───── Given information

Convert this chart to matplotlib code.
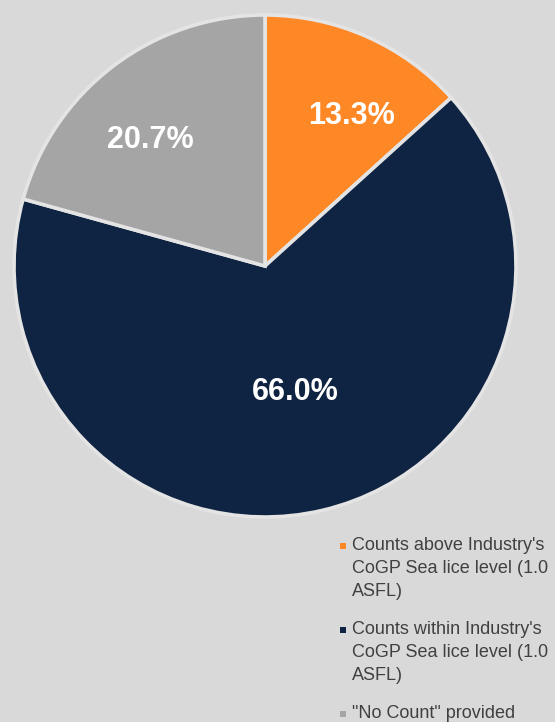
import matplotlib
matplotlib.use("Agg")
import matplotlib.pyplot as plt
from matplotlib.patches import Rectangle
import numpy as np

categories = [
    "Counts above Industry's\nCoGP Sea lice level (1.0\nASFL)",
    "Counts within Industry's\nCoGP Sea lice level (1.0\nASFL)",
    "\"No Count\" provided",
]
values = [13.3, 66.0, 20.7]
colors = ["#ff8826", "#0f2342", "#a5a5a5"]
label_radius = [0.69, 0.515, 0.68]
label_angle_shift = [-6, 0, 5]

plt.rcParams['font.family'] = ['Liberation Sans', 'DejaVu Sans']

W, H = 555, 722
fig = plt.figure(figsize=(W / 100, H / 100), dpi=100)
fig.patch.set_facecolor("#d9d9d9")

cx, cy, R = 265, 266, 251
ax = fig.add_axes([(cx - R) / W, 1 - (cy + R) / H, 2 * R / W, 2 * R / H])
ax.set_facecolor("#d9d9d9")
ax.axis("off")

wedges, _ = ax.pie(values, colors=colors, startangle=90, counterclock=False,
                   wedgeprops=dict(edgecolor="#e4e4e4", linewidth=2.6))
ax.set_xlim(-1, 1)
ax.set_ylim(-1, 1)
ax.set_aspect("equal")

for w, v, r, s in zip(wedges, values, label_radius, label_angle_shift):
    mid = np.deg2rad((w.theta1 + w.theta2) / 2 + s)
    ax.text(r * np.cos(mid), r * np.sin(mid), f"{v:.1f}%", color="white",
            fontsize=22, fontweight="bold", ha="center", va="center")

# legend
tops = [537, 621, 705]
for lab, col, t in zip(categories, colors, tops):
    fig.text(352 / W, 1 - t / H, lab, fontsize=13, color="#404040",
             ha="left", va="top", linespacing=1.45)
    fig.add_artist(Rectangle((340 / W, 1 - (t + 12) / H), 6 / W, 6 / H,
                             transform=fig.transFigure, facecolor=col,
                             edgecolor="none"))

fig.savefig("out.png", dpi=100, facecolor=fig.get_facecolor())
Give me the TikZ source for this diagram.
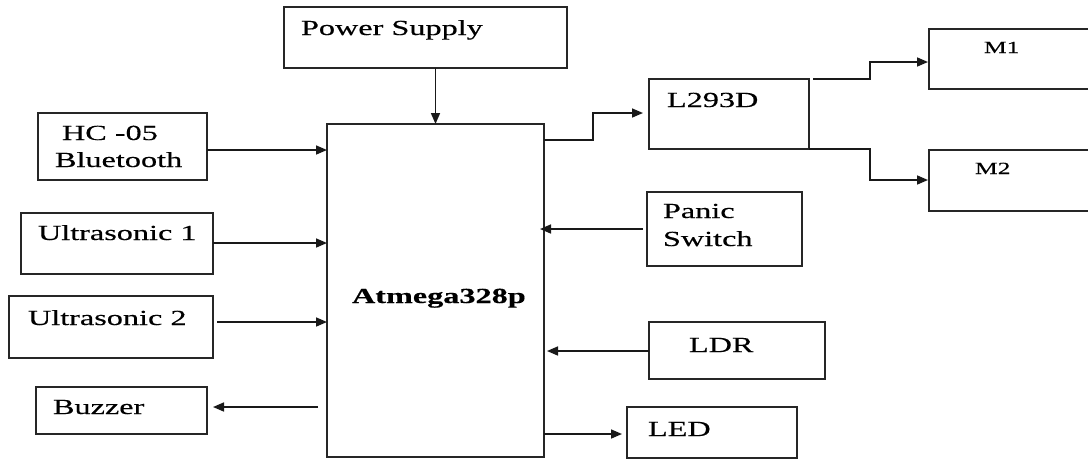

──────────

*Stated problem*.
Reproduce the material word for word. Any pictures should be left out of the copy.

*The result*.
Convert this chart to matplotlib code.
import matplotlib
matplotlib.use("Agg")
import matplotlib.pyplot as plt
from matplotlib.patches import Rectangle
import numpy as np

categories = [
    "Counts above Industry's\nCoGP Sea lice level (1.0\nASFL)",
    "Counts within Industry's\nCoGP Sea lice level (1.0\nASFL)",
    "\"No Count\" provided",
]
values = [13.3, 66.0, 20.7]
colors = ["#ff8826", "#0f2342", "#a5a5a5"]
label_radius = [0.69, 0.515, 0.68]
label_angle_shift = [-6, 0, 5]

plt.rcParams['font.family'] = ['Liberation Sans', 'DejaVu Sans']

W, H = 555, 722
fig = plt.figure(figsize=(W / 100, H / 100), dpi=100)
fig.patch.set_facecolor("#d9d9d9")

cx, cy, R = 265, 266, 251
ax = fig.add_axes([(cx - R) / W, 1 - (cy + R) / H, 2 * R / W, 2 * R / H])
ax.set_facecolor("#d9d9d9")
ax.axis("off")

wedges, _ = ax.pie(values, colors=colors, startangle=90, counterclock=False,
                   wedgeprops=dict(edgecolor="#e4e4e4", linewidth=2.6))
ax.set_xlim(-1, 1)
ax.set_ylim(-1, 1)
ax.set_aspect("equal")

for w, v, r, s in zip(wedges, values, label_radius, label_angle_shift):
    mid = np.deg2rad((w.theta1 + w.theta2) / 2 + s)
    ax.text(r * np.cos(mid), r * np.sin(mid), f"{v:.1f}%", color="white",
            fontsize=22, fontweight="bold", ha="center", va="center")

# legend
tops = [537, 621, 705]
for lab, col, t in zip(categories, colors, tops):
    fig.text(352 / W, 1 - t / H, lab, fontsize=13, color="#404040",
             ha="left", va="top", linespacing=1.45)
    fig.add_artist(Rectangle((340 / W, 1 - (t + 12) / H), 6 / W, 6 / H,
                             transform=fig.transFigure, facecolor=col,
                             edgecolor="none"))

fig.savefig("out.png", dpi=100, facecolor=fig.get_facecolor())
Give me the TikZ source for this diagram.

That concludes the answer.